At its annual analyst meet, Adani Port (ADSEZ) management dwelled on the vision of long term growth especially over FY19 –FY25E. ADSEZ expects to grow the cargo volumes to 400mt by FY25E while maintaining fiscal discipline. Its long term vision is to achieve ROCE of >16% by FY25E (from 13.5% in FY19). Besides, it guided that new projects will have a pre-tax IRR target of 16%.
Cargo volumes to double over FY19-FY25E: ADSEZ cargo grew from 36mt in FY09 (capacity of 80mt) to 208mt (capacity of 395mt) in FY19 at a 19% CAGR primarily through capacity expansion at Mundra and acquisition of Dhamra port. ADSEZ intends to increase cargo from 208mt to 400mt (includes 10mt at Myanmar) over FY19-Y25E, a growth of 11.5% CAGR while capacity of ports will be increased from 395mt in FY19 to 570mt by FY25E entailing a total capital expenditure of Rs175bn
Rise in market share in Container and Coal Cargo to drive volumes: Indian port volumes likely to increase at 5.5% CAGR over FY19-FY25E from 1300mt to 1790mt in FY25E. ADSEZ expects to grow at 2x time overall India growth rates. 176mt of incremental volumes of ADSEZ is expected to come from 109mt of container volumes, 14mt of non-coking coal, 13mt of crude, 13mt of gas and 30mt of other cargo. As a result, ADESZ market share in Container is likely to grow from 34% in FY19 to 48% in FY25E and coal market share to grow from 29% in FY19 to 51% in FY25E
Growth with financial discipline: ADSEZ management intends to pursue the growth while maintaining fiscal discipline. ADSEZ intends to a) maintain consistent investment grade rating b) increase the maturity of its debt profile c) reduce cost of capital and d) enhance return on capital employed (from 13.5% in FY19 to 16%+ in FY25E). It reiterated that company will maintain net debt to EBITDA of 3.0 to 3.5x in long term except for possibility of aberration for a short duration. Revenue/ EBITDA/PAT in FY25E are expected to be >Rs200bn/Rs130bn/>Rs80bn
Valuations & view
ADSEZ is reaping benefits of diversified cargo profile and diversified geographic presence across both the coasts. ADSEZ’s earnings should also be supported by sustained water front and land monetization incomes at Mundra and Dhamra over the next 3-5 years. We expect 13.3% volume CAGR over FY19-21E leading to EBITDA CAGR of 17.6% in port EBITDA and PAT CAGR of 16%. With operating leverage playing out in key ports, FCF have will futher improve in FY19-FY21E. ADSEZ trades at 14.1x FY21E earnings and 10.Ex FY21E EV/EBITDA. Maintain Outperformer with a PT of Rs472.

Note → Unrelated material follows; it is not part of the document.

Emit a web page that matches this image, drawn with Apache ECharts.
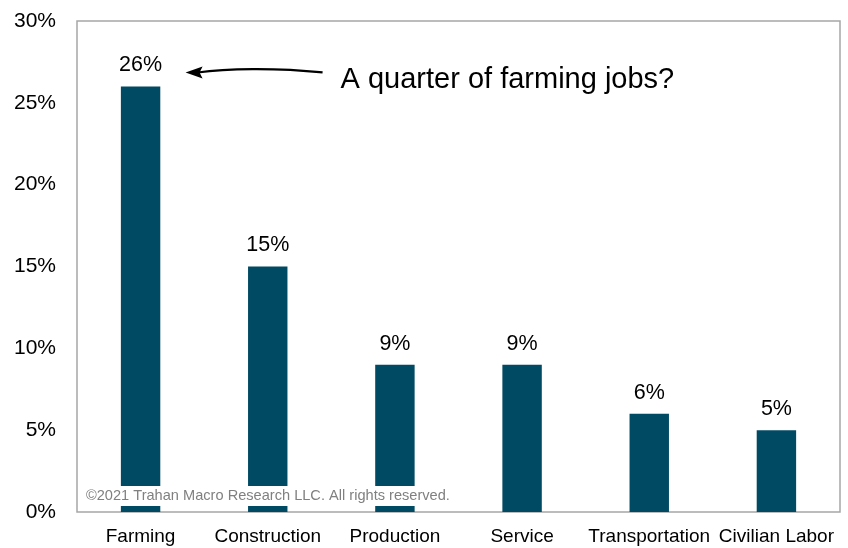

Adani Ports and Special Economic Zone Limited is an India-based port infrastructure company. The Company is engaged in the business of developing, operating and maintaining the Port and Port-based related infrastructure facilities, including Multi product Special Economic Zone (SEZ). Its segments include Port and SEZ Activities, and Others. Its Others Segment mainly includes Aircraft Operating Income and Services. The Company also provides logistics and infrastructure that moves goods from the port to customers. Its port services include marine, handling intra-port transport, storage, other value-added and evacuation services for a range of customers, primarily terminal operators, shipping lines and agents, exporters, importers and other port users. The categories of cargo handled at the Company's ports are bulk, containers and crude oil. It operates approximately 10 ports/terminals spread across over five states of India, including Gujarat, Goa, Andhra Pradesh, Tamil Nadu and Odisha.